§ TASK GOAL:
Print the entire listing. Each line must match the original exactly.

§ DATA FOR PROCESSING:
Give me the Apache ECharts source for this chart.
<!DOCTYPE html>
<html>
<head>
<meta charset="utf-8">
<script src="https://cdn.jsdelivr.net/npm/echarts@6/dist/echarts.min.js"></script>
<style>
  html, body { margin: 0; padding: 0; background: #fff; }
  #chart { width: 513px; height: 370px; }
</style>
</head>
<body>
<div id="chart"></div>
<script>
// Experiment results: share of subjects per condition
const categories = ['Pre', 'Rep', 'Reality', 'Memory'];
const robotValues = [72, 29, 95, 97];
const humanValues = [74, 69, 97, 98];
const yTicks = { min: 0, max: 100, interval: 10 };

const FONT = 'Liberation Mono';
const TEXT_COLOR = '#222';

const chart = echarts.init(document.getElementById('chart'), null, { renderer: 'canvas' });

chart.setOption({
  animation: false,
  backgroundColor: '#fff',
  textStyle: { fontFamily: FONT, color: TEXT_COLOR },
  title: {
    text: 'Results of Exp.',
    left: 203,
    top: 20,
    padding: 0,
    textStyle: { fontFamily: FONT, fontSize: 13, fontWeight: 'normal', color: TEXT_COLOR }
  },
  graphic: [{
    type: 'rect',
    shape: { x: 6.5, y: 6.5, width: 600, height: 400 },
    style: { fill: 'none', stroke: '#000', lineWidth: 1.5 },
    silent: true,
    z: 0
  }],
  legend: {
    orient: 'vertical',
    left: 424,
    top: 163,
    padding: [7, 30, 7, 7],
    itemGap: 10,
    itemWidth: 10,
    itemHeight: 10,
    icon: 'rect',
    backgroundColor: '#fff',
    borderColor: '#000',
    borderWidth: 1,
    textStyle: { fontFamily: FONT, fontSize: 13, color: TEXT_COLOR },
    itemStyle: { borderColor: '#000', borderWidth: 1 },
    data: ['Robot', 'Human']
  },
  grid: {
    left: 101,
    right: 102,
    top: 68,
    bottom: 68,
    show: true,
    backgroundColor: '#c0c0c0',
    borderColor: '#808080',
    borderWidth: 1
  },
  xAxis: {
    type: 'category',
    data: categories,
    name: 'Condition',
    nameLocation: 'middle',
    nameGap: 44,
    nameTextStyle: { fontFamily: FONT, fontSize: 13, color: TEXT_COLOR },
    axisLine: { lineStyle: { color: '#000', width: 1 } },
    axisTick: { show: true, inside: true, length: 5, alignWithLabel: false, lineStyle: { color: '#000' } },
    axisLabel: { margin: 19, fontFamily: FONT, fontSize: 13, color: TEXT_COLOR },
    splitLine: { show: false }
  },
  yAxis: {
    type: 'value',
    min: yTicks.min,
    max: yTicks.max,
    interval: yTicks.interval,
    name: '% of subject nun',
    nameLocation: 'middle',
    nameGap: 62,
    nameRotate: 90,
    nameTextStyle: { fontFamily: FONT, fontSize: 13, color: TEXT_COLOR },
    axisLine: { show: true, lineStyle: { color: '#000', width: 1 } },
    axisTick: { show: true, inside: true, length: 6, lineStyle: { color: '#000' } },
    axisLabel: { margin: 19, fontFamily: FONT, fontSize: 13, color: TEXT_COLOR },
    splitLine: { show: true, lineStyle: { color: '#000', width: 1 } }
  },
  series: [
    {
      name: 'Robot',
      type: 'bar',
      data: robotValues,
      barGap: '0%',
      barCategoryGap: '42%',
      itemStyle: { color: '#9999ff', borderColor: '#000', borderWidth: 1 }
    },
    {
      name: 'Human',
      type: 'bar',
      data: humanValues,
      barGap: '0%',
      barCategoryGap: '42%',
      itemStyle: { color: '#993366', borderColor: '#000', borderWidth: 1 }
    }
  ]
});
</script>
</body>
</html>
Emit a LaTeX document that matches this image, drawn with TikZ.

§ EXERCISE SOLUTION:
Give me the Apache ECharts source for this chart.
<!DOCTYPE html>
<html>
<head>
<meta charset="utf-8">
<script src="https://cdn.jsdelivr.net/npm/echarts@6/dist/echarts.min.js"></script>
<style>
  html, body { margin: 0; padding: 0; background: #fff; }
  #chart { width: 513px; height: 370px; }
</style>
</head>
<body>
<div id="chart"></div>
<script>
// Experiment results: share of subjects per condition
const categories = ['Pre', 'Rep', 'Reality', 'Memory'];
const robotValues = [72, 29, 95, 97];
const humanValues = [74, 69, 97, 98];
const yTicks = { min: 0, max: 100, interval: 10 };

const FONT = 'Liberation Mono';
const TEXT_COLOR = '#222';

const chart = echarts.init(document.getElementById('chart'), null, { renderer: 'canvas' });

chart.setOption({
  animation: false,
  backgroundColor: '#fff',
  textStyle: { fontFamily: FONT, color: TEXT_COLOR },
  title: {
    text: 'Results of Exp.',
    left: 203,
    top: 20,
    padding: 0,
    textStyle: { fontFamily: FONT, fontSize: 13, fontWeight: 'normal', color: TEXT_COLOR }
  },
  graphic: [{
    type: 'rect',
    shape: { x: 6.5, y: 6.5, width: 600, height: 400 },
    style: { fill: 'none', stroke: '#000', lineWidth: 1.5 },
    silent: true,
    z: 0
  }],
  legend: {
    orient: 'vertical',
    left: 424,
    top: 163,
    padding: [7, 30, 7, 7],
    itemGap: 10,
    itemWidth: 10,
    itemHeight: 10,
    icon: 'rect',
    backgroundColor: '#fff',
    borderColor: '#000',
    borderWidth: 1,
    textStyle: { fontFamily: FONT, fontSize: 13, color: TEXT_COLOR },
    itemStyle: { borderColor: '#000', borderWidth: 1 },
    data: ['Robot', 'Human']
  },
  grid: {
    left: 101,
    right: 102,
    top: 68,
    bottom: 68,
    show: true,
    backgroundColor: '#c0c0c0',
    borderColor: '#808080',
    borderWidth: 1
  },
  xAxis: {
    type: 'category',
    data: categories,
    name: 'Condition',
    nameLocation: 'middle',
    nameGap: 44,
    nameTextStyle: { fontFamily: FONT, fontSize: 13, color: TEXT_COLOR },
    axisLine: { lineStyle: { color: '#000', width: 1 } },
    axisTick: { show: true, inside: true, length: 5, alignWithLabel: false, lineStyle: { color: '#000' } },
    axisLabel: { margin: 19, fontFamily: FONT, fontSize: 13, color: TEXT_COLOR },
    splitLine: { show: false }
  },
  yAxis: {
    type: 'value',
    min: yTicks.min,
    max: yTicks.max,
    interval: yTicks.interval,
    name: '% of subject nun',
    nameLocation: 'middle',
    nameGap: 62,
    nameRotate: 90,
    nameTextStyle: { fontFamily: FONT, fontSize: 13, color: TEXT_COLOR },
    axisLine: { show: true, lineStyle: { color: '#000', width: 1 } },
    axisTick: { show: true, inside: true, length: 6, lineStyle: { color: '#000' } },
    axisLabel: { margin: 19, fontFamily: FONT, fontSize: 13, color: TEXT_COLOR },
    splitLine: { show: true, lineStyle: { color: '#000', width: 1 } }
  },
  series: [
    {
      name: 'Robot',
      type: 'bar',
      data: robotValues,
      barGap: '0%',
      barCategoryGap: '42%',
      itemStyle: { color: '#9999ff', borderColor: '#000', borderWidth: 1 }
    },
    {
      name: 'Human',
      type: 'bar',
      data: humanValues,
      barGap: '0%',
      barCategoryGap: '42%',
      itemStyle: { color: '#993366', borderColor: '#000', borderWidth: 1 }
    }
  ]
});
</script>
</body>
</html>
Emit a LaTeX document that matches this image, drawn with TikZ.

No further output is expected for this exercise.